Copy each line that contains the string "chart".
─── EXCERPTED RECORDS ───
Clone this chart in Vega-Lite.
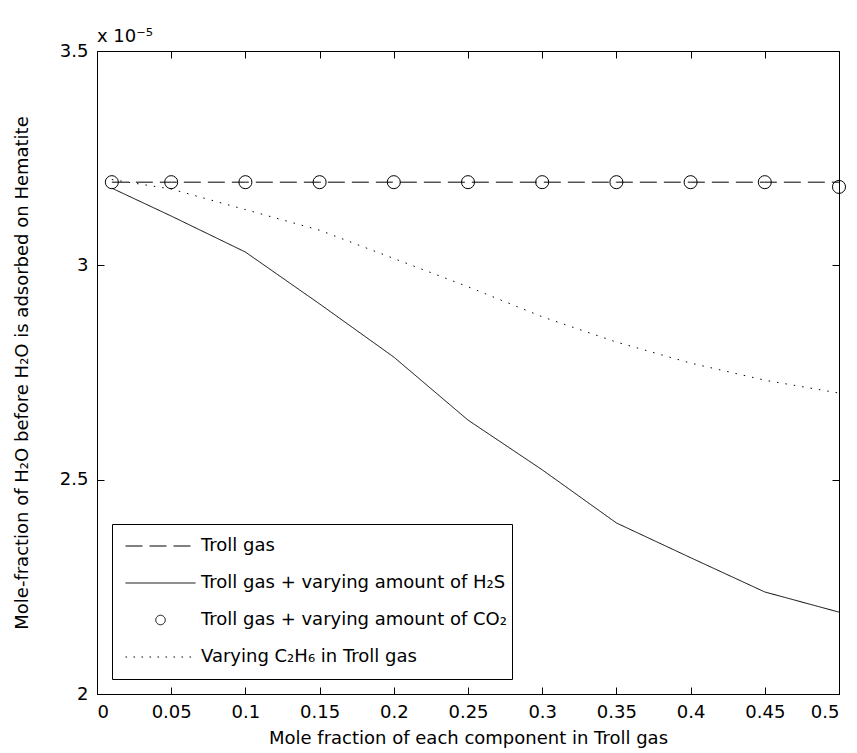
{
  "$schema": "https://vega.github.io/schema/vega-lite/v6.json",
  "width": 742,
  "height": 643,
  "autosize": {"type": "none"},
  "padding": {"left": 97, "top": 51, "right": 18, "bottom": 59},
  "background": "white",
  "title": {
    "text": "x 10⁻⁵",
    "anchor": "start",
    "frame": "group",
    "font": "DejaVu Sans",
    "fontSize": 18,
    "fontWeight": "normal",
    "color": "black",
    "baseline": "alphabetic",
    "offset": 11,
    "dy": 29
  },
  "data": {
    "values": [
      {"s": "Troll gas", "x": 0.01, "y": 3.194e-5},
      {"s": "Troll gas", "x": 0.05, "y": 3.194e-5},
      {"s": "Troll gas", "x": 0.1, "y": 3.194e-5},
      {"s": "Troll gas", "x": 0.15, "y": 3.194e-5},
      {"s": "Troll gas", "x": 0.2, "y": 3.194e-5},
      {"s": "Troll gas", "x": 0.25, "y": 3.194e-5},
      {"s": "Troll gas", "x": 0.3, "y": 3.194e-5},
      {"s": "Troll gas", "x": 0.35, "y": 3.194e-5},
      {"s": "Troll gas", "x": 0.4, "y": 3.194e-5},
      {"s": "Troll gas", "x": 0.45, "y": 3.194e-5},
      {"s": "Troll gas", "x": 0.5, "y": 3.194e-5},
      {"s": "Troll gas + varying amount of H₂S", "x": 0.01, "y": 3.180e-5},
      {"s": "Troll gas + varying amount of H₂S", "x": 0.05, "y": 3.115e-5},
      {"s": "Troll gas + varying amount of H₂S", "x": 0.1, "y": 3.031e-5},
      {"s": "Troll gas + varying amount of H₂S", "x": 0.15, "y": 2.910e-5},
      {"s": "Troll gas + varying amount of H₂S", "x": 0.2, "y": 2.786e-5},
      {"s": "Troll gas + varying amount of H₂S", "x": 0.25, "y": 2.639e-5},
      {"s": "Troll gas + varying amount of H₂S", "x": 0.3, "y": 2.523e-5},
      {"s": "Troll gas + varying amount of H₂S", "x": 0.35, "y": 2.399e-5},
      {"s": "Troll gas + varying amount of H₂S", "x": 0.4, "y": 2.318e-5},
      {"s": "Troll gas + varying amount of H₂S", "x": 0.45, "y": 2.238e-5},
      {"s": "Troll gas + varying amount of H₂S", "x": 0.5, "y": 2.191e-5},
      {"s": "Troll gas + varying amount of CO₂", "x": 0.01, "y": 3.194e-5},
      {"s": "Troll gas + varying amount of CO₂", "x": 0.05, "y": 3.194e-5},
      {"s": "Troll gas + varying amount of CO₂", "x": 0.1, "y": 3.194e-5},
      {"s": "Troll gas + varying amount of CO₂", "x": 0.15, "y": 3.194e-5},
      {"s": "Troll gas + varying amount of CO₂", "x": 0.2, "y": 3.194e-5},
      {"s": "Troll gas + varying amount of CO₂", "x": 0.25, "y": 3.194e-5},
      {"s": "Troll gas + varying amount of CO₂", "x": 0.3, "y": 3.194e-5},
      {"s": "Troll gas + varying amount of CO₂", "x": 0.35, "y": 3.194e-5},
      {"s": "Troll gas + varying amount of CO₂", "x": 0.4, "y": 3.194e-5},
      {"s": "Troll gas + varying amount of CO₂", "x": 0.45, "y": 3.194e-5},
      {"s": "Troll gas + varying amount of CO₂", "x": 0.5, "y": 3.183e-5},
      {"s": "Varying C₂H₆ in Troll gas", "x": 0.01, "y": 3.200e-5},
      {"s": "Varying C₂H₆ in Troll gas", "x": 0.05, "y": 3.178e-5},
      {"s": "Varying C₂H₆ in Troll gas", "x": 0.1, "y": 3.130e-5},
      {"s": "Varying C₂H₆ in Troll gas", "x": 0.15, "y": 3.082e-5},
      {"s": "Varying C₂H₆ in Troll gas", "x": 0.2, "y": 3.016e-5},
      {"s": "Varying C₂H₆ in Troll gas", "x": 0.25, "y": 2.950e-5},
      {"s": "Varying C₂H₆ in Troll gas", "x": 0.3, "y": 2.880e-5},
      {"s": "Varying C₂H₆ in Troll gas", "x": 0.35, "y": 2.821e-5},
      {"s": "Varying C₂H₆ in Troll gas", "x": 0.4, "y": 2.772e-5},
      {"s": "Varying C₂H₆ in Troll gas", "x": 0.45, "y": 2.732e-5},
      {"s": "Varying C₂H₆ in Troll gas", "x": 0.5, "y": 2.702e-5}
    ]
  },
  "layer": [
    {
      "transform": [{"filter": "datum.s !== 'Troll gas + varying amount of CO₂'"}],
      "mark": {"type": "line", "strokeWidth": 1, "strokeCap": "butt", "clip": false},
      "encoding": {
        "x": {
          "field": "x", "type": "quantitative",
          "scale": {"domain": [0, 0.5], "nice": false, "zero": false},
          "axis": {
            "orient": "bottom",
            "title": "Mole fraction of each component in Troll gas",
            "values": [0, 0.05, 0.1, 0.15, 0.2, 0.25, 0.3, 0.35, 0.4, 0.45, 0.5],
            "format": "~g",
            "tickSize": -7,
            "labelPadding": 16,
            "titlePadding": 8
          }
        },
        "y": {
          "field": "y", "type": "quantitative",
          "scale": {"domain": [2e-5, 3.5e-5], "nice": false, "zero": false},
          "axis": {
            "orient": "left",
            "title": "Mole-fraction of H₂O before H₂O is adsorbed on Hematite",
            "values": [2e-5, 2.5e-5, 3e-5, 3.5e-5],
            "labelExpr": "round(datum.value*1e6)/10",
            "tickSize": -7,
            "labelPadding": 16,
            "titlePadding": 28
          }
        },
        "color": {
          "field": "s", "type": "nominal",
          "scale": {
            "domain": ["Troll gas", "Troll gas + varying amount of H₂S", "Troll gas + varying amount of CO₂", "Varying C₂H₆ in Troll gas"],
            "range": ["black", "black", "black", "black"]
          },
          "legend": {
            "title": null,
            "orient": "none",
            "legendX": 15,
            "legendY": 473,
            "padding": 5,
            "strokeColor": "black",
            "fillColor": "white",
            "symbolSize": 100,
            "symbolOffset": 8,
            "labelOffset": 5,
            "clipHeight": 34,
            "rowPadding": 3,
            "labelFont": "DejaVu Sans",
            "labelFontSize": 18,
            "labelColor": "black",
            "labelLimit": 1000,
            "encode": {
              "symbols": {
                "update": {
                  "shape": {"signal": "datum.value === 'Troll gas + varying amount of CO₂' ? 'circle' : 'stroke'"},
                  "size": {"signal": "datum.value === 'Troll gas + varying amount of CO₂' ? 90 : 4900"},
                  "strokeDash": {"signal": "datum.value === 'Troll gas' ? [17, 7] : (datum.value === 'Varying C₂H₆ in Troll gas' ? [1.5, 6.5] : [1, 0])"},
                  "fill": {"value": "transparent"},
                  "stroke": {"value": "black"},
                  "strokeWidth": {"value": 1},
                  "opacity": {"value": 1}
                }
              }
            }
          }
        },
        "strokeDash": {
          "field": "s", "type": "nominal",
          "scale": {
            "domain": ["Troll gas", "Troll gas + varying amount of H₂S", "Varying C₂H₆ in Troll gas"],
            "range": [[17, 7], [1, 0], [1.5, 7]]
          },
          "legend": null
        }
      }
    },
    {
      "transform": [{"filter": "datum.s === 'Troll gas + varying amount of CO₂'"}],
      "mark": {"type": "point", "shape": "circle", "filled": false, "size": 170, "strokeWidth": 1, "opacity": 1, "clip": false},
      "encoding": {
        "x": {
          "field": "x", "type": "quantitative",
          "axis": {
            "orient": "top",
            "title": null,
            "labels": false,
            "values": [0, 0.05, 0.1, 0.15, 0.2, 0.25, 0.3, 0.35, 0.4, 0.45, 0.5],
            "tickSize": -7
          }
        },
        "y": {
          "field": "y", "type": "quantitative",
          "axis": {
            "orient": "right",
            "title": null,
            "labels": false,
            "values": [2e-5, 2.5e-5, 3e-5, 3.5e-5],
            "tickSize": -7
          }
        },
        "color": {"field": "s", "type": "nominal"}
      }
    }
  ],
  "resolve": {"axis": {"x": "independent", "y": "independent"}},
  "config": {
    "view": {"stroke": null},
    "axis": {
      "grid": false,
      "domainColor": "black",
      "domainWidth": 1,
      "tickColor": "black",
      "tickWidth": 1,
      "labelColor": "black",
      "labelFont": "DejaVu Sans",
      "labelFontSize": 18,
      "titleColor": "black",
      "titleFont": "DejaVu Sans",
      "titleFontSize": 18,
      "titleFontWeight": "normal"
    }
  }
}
───
─── EXCERPTED RECORDS ───
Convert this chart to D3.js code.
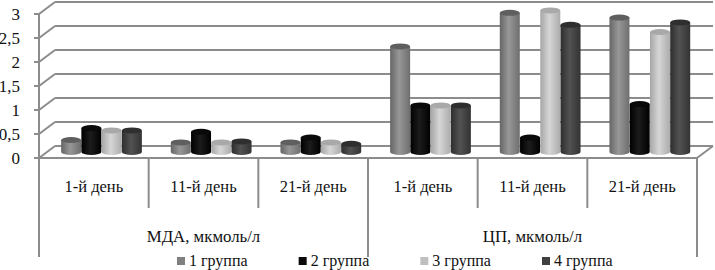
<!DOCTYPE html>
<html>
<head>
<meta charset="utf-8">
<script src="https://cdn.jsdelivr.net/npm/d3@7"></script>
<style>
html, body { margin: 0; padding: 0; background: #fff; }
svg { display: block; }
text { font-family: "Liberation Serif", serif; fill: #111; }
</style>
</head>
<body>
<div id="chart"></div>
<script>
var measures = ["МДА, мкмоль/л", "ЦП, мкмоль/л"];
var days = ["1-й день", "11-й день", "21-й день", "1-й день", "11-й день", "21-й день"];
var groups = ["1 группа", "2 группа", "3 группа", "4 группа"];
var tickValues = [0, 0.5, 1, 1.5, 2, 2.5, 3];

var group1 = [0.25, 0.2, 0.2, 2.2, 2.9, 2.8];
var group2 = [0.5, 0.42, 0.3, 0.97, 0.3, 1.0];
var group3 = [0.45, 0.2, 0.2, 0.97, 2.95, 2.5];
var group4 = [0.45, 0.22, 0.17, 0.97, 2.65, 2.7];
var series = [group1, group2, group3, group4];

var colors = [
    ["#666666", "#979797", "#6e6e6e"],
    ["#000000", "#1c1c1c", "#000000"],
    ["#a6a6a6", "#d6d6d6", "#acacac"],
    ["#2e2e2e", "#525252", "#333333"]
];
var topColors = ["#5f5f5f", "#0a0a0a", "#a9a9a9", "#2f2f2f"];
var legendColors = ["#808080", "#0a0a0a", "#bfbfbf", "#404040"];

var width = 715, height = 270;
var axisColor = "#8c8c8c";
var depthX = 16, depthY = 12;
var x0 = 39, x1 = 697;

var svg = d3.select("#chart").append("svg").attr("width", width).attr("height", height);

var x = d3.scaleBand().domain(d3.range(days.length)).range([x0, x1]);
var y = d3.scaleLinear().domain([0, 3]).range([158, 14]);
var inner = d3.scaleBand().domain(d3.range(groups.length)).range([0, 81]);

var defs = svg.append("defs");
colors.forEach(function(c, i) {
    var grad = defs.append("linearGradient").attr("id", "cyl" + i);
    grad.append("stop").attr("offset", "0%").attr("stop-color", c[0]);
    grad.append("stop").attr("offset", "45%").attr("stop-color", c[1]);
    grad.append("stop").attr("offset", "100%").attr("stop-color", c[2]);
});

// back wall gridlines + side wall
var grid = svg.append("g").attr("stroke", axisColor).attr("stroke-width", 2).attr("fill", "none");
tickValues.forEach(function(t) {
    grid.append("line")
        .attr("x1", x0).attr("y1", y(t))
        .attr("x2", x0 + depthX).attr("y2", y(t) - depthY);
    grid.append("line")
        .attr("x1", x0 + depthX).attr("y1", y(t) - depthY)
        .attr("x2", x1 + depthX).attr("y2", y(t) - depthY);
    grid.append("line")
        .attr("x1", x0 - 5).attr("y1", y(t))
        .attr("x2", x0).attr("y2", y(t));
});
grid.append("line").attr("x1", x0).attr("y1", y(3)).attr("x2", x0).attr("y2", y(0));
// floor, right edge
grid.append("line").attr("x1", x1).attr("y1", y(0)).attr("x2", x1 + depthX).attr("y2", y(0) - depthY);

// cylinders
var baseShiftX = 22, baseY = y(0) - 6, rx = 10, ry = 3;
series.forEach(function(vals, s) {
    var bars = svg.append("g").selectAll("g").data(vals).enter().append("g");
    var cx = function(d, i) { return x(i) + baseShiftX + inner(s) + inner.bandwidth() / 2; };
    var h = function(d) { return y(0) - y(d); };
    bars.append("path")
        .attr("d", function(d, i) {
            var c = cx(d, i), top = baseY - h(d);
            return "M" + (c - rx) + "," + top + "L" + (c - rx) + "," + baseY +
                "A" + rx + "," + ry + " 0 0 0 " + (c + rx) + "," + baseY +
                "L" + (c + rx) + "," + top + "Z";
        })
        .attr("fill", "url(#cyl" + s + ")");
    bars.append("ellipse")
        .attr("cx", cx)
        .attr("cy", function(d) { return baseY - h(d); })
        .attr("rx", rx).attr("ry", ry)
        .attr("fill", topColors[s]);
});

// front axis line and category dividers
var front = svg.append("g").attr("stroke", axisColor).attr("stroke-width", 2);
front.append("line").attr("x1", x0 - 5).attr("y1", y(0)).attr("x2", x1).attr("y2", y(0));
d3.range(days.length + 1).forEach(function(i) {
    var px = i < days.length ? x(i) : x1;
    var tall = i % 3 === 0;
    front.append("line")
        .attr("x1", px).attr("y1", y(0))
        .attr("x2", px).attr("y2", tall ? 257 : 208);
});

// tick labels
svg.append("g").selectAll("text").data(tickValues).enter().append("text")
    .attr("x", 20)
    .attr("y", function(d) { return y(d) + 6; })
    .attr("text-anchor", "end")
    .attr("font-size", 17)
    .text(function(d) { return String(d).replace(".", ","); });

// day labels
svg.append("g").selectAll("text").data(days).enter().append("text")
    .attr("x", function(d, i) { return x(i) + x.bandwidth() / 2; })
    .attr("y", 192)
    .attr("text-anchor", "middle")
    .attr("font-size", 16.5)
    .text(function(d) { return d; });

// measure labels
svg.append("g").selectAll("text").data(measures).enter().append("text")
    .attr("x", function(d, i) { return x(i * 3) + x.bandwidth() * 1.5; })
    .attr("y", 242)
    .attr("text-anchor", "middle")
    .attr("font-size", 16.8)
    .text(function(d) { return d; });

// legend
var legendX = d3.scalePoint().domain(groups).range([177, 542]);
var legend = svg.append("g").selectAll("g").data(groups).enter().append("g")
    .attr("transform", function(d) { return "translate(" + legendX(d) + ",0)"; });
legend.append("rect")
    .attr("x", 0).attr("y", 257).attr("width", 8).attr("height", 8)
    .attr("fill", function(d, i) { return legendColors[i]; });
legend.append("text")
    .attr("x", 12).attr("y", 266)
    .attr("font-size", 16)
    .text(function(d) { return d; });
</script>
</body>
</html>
───
▶ **CORRECT ANSWER**:
Clone this chart in Vega-Lite.
Convert this chart to D3.js code.
<div id="chart"></div>
var svg = d3.select("#chart").append("svg").attr("width", width).attr("height", height);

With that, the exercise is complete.